Treasury officials raised the issue personally with Ally chief executive Michael Carpenter during a recent meeting, according to an administration official.
Yet the agency's response has frustrated some consumer advocates. A few lawmakers have also called for investigations of whether homeowners are being improperly removed from their homes.
Sen. Al Franken (D-Minn.) said Wednesday that the Treasury Department and relevant federal agencies should begin their own inquiry.
"With millions of families losing their homes, it's inexcusable for companies like Ally to be this patently negligent," he said. "I want the federal government to hold Ally accountable and ensure that homeowners who wrongly received foreclosure get the compensation they deserve."
Ira Rheingold, director of the National Association of Consumer Advocates, criticized the Treasury Department, saying it has not been forthcoming about what actions it is taking to the remedy the situation.
The agency has been "protecting servicers and investors and doing what is minimally possible to help homeowners," he said.
Other consumer advocates say administration officials face a no-win situation. If they determine there is no reason to take action, they may be criticized for not helping homeowners. But taking extreme measures such as calling for a national moratorium on foreclosures could hurt the economy and damage the housing market.
Mark Zandi, chief economist for Moodys.com, said that, in the worst-case scenario, the document-processing problems could lengthen the foreclosure process from three years to as long as a decade, especially if homeowners use the flawed paperwork to appeal their evictions.
The long holdup could have "macroeconomic consequences" as a destabilizing force on housing prices. Banks could become more unwilling to extend credit to households or to small-business owners who use homes as collateral. And investors who had been keeping home prices propped up by buying foreclosures may stop and never come back.
He added, however, that it is still an open question how the courts will handle the paperwork problems.

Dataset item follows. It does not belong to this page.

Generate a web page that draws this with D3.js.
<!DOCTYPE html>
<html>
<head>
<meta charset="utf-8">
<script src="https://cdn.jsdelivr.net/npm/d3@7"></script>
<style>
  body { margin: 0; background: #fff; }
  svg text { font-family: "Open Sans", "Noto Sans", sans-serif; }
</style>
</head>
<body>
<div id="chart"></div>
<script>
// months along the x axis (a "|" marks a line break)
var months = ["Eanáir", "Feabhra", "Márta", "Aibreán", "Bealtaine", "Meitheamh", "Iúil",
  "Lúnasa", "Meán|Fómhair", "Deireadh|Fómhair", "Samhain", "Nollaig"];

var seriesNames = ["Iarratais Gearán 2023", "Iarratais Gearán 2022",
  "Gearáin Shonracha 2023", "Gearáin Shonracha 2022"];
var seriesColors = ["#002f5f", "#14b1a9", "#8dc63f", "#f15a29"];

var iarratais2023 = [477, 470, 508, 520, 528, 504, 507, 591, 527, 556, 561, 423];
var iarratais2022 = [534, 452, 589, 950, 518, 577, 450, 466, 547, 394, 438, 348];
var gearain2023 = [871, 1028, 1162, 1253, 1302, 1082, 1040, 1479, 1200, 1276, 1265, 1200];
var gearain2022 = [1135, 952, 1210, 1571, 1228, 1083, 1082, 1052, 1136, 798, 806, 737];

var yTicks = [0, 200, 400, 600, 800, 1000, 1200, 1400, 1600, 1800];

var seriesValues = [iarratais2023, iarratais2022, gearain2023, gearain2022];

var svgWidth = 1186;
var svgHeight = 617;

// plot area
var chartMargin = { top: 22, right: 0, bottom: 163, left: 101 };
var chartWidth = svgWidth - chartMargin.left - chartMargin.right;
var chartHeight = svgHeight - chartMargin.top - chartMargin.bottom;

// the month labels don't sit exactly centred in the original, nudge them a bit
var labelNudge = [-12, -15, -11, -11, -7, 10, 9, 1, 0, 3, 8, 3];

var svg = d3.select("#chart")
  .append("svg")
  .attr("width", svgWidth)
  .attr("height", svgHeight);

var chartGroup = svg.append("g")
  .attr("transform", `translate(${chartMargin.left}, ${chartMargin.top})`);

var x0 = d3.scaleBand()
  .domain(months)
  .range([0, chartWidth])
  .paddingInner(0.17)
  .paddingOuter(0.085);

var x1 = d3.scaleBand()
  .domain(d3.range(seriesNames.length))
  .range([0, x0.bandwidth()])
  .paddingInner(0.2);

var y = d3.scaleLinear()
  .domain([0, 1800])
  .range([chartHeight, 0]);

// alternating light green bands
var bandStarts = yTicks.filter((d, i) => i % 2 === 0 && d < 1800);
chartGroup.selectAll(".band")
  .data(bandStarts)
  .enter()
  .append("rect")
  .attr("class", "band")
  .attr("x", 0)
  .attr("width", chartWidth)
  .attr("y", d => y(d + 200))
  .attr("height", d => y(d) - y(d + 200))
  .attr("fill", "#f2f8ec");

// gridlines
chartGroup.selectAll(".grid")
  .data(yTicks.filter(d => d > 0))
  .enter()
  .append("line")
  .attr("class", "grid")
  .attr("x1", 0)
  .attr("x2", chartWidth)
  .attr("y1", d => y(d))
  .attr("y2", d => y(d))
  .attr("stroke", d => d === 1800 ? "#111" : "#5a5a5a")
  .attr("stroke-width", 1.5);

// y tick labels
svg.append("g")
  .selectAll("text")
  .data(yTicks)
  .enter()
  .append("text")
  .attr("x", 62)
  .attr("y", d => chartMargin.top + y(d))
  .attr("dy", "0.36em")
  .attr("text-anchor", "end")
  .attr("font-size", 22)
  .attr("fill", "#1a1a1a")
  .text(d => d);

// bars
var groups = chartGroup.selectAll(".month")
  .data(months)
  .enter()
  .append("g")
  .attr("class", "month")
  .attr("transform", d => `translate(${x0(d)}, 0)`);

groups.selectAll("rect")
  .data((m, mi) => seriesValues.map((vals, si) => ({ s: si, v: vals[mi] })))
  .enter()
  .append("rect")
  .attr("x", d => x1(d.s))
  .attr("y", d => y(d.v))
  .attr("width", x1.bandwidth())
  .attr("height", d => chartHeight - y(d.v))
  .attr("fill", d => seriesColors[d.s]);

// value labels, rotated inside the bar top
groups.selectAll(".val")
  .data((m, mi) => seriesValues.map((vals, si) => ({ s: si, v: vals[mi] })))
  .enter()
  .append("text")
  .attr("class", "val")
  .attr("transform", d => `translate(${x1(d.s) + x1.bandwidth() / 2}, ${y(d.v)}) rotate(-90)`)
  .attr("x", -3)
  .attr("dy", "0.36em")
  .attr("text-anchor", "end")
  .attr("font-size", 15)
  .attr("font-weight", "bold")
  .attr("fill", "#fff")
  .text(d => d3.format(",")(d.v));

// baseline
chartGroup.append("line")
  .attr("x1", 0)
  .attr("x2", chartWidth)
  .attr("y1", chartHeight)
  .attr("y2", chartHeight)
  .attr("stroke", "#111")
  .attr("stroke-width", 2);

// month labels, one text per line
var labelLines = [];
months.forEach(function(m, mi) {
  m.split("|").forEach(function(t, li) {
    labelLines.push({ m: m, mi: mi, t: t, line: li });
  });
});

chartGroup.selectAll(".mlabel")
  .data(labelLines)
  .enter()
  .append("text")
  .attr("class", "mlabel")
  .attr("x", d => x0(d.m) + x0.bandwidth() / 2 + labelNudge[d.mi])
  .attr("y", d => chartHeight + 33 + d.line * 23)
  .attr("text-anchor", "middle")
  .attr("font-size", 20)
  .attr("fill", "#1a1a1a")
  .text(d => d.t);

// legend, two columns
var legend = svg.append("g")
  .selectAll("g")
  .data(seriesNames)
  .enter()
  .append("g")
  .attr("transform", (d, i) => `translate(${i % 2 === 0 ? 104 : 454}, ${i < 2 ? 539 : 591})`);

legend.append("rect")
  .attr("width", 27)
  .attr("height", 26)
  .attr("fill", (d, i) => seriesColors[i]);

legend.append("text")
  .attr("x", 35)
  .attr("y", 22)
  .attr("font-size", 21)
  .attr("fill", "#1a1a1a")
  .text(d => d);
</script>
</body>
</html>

Ally officials on Wednesday declined to comment on any ongoing or potential investigations, but they have said that they are confident that "the processing errors did not result in any inappropriate foreclosures."
Company officials have declined to disclose how many loans may be affected and how much remedying the issue might cost, but spokeswoman Gina Proia said the firm "does not anticipate significant adverse effect on Ally related to this matter."